Though I have participated in organized athletics since I can remember, and enjoyed success as an athlete and now as one who researches sport culture, I have never quite properly estimated or understood the level of significance with which many individuals regard athletic competition. I especially do not claim to understand the consideration of sport as a means to promote racial healing (or division). Surely Pios and Gents fans alike understood that no matter the outcome of the game, that twenty-four minutes of organized football could not redress past wrongs, revise social order, or represent any more than a blip on the radar of racial progress in South Louisiana history. Right?
And yet, sporting events and organizational exploits continue to carry disproportionate influence in the daily lives of many Louisianians. The New Orleans Saints and New Orleans Hornets have been (incredulously) attributed with helping heal New Orleans in the wake of Hurricane Katrina. Years of below-the-surface racial division and enmity in North Louisiana were said to have melted away instantly when The University of Louisiana-Monroe finally invited historically black college Grambling State last year after years of insisting the matchup would never happen (the record crowd and ticket sales probably didn’t hurt). I personally know many individuals who count as a sign of considerable progress that a black quarterback (Jamarcus Russell) could lead the Bayou Bengals to a national championship. Regardless of these athletic successes, however, the material existence of the same people who cheer alongside them continues to stagnate, and the institution of racism continues to rear its ugly head and cast a pall over the American topography regardless of the irrationality and rabidity of black sports fans across the nation. So is this fervor for organized sport simply wasted energy and investment in empty metaphors?
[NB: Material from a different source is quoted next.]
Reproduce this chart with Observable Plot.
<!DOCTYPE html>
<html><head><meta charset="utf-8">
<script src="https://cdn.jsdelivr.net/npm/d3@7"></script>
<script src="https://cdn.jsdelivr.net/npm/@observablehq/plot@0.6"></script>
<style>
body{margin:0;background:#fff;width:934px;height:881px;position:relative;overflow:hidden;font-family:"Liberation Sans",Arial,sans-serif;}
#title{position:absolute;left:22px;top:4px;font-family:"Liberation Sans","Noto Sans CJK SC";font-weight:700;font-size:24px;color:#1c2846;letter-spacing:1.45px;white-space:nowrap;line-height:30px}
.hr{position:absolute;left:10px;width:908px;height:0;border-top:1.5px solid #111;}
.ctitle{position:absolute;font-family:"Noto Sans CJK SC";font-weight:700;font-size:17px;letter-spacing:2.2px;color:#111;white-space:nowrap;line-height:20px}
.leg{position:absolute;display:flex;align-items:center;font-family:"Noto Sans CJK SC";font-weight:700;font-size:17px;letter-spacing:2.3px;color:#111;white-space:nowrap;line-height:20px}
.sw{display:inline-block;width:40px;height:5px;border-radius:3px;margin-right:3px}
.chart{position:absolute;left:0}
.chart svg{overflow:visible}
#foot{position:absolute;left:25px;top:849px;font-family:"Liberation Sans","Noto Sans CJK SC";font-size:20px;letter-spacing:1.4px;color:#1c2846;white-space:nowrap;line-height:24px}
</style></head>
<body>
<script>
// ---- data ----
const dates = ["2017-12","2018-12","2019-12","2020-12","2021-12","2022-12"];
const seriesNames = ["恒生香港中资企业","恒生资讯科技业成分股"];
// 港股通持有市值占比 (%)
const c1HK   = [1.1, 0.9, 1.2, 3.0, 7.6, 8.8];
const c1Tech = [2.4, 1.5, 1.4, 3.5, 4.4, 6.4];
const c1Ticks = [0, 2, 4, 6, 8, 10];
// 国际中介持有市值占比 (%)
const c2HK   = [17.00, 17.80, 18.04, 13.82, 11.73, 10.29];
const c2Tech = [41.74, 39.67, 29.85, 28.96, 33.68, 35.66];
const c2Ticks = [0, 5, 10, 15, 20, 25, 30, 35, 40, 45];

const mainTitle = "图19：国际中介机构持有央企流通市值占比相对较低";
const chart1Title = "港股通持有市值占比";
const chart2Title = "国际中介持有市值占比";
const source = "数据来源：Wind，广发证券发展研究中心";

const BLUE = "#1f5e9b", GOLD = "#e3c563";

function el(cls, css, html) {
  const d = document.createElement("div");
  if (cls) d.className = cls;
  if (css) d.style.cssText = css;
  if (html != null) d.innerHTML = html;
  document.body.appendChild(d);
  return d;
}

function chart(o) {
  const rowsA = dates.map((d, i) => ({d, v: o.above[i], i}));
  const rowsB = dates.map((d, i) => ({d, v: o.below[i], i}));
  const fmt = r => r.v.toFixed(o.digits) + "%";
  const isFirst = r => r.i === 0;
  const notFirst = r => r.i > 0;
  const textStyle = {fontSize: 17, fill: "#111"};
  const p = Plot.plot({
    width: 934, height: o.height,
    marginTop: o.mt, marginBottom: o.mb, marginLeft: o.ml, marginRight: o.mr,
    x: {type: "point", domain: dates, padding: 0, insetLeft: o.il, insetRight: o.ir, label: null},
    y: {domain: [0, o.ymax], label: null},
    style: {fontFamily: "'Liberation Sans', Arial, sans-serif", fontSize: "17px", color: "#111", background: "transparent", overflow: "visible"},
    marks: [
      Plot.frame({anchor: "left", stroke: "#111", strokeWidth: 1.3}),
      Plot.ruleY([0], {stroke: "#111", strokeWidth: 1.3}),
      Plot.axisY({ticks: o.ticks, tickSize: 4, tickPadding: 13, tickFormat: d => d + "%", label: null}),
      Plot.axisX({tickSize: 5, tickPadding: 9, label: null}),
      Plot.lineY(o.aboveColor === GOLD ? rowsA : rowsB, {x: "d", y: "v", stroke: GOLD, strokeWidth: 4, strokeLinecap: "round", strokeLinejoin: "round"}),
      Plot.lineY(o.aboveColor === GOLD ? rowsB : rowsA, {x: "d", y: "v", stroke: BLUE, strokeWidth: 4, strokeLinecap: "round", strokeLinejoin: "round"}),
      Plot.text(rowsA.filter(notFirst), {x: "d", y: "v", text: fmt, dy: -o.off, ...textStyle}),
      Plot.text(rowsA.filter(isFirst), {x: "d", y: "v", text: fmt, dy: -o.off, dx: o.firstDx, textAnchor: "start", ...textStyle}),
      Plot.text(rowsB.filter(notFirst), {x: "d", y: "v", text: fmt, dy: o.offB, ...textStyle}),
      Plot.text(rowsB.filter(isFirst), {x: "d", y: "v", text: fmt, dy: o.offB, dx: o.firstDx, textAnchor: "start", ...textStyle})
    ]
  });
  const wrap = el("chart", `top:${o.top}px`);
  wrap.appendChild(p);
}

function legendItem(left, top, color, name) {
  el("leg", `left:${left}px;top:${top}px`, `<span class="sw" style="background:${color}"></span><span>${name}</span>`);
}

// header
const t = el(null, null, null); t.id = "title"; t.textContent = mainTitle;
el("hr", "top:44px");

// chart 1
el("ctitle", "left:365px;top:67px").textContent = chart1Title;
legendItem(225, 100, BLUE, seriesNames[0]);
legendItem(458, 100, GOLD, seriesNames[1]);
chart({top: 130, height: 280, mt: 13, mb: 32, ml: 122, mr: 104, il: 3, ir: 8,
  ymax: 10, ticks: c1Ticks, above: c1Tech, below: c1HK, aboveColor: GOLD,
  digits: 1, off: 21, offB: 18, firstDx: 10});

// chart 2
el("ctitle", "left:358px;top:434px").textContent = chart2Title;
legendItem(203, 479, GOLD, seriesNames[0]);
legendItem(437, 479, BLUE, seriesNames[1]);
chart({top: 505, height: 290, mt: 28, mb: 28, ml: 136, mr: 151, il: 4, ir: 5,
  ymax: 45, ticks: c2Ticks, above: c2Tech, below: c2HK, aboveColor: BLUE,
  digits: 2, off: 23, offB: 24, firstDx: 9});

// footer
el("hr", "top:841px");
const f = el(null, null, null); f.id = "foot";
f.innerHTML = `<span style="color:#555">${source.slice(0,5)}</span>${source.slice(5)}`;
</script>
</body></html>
So long as racial progress and harmony in sport, as a part of the tableau of American cultural expression (including the arts, political movements, music, dance, etc.) serves as inspiration for social change, then the oft irrational and rabid investment in sport often observed in many Americans can be quite useful. Imagine that the next generation of black leaders will, in their young lives, witnessed Tiger, witnessed Tony Dungy, witnessed so many prominent and successful black athletes and coaches and derived significant inspiration from them. If successes in sport by teams and individuals spark revelation in the minds of progressive thinkers that much can be achieved by people, regardless of their ethnicity, then I hope that face-painting, tailgating, and hoarse throats in the morning continue to proliferate exponentially. Especially if the face painting is green and gold (CHS’ colors) and the Pios go down in flames!
nota bene: Only a decade after that game never happened, Crowley High School and Notre Dame High School are now in the same district and compete against one another every year. Every report I have heard about the matches has been positive, and the contests have been for the most part competitive, without significant conflict, and have rallied the entire city around the event. Perhaps this is evidence that the city and its citizens have come very far in the decade since I left - a positive development, indeed.